Not many know that while Ashir is wearing many hats in the project, the woman who plays the love of his life in the movie is his real-life wife, Bushra. Doesn’t he feel that being too close to the project might ruin it rather than improve it? “My entire team and I live and breathe our film. Nothing is possible without a good team and I’m glad that I got to work with the best professionals who like me take up just one project at a time. As a writer and director I restrict myself to my roles and give complete freedom to other professionals to express their creativity. Imran Ali is an excellent DoP, beyond my role as a director I never interfered in his work. Similarly, Sahir Ali Bagga is a seasoned name in film music, he has composed the songs while Rahat Fateh Ali Khan has sung them. If you let the professionals do their work, your own work as a director becomes easy.”

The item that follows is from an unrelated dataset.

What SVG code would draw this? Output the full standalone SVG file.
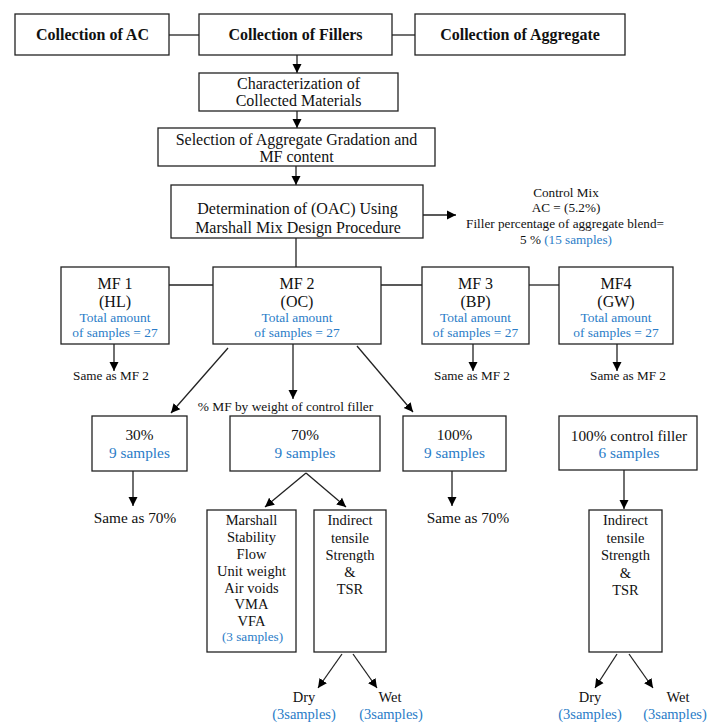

Maalik is all set for an April 8 release, after the conclusion of the World T20. The film doesn’t have a major film star — only veteran TV actors Sajid Hasan, Farhan Ali Agha and Ehtisham Uddin in pivotal roles. When asked about his tendency to go for new faces, Ashir pointed out that most of the actors in Dhuaan were also newcomers. “A film doesn’t have actors — only characters. I always look for actors that would fit the character the best and when you do that, major and minor names don’t matter. Besides, having fresh faces adds to believability of the role. I think that the director doesn’t do casting, the story does and that’s what we tried to do with Maalik.”

Ashir is part of not one but two big-budget film productions set to be released in 2016 — besides playing the lead in Maalik, he is making a cameo appearance in Dr. Hassan Waqas Rana’s Yalghaar. “Working in Yalghaar is my affection for my decade-old friend, Doc. It was Dr. Rana’s Waar in 2013 that convinced me to go for the big screen with Maalik — we have been friends for a long time; while he keeps on saying that Dhuaan inspired him to writing, I tell him that Waar inspired me to do Maalik.”

If Maalik becomes a hit, will Ashir stick to films or make a comeback on TV? “Maybe both, maybe neither. I don’t know I just follow my heart.” The bombastic one-liners of Maalik have already grabbed the audience’s attention — Maalik mulazim ko dhamki nahi, notice deta hai and Main Pakistan ka shehri, Pakistan ka Maalik hoon. “When you write from the heart, your words have conviction,” the real-life officer of the law concludes with yet another touching one-liner.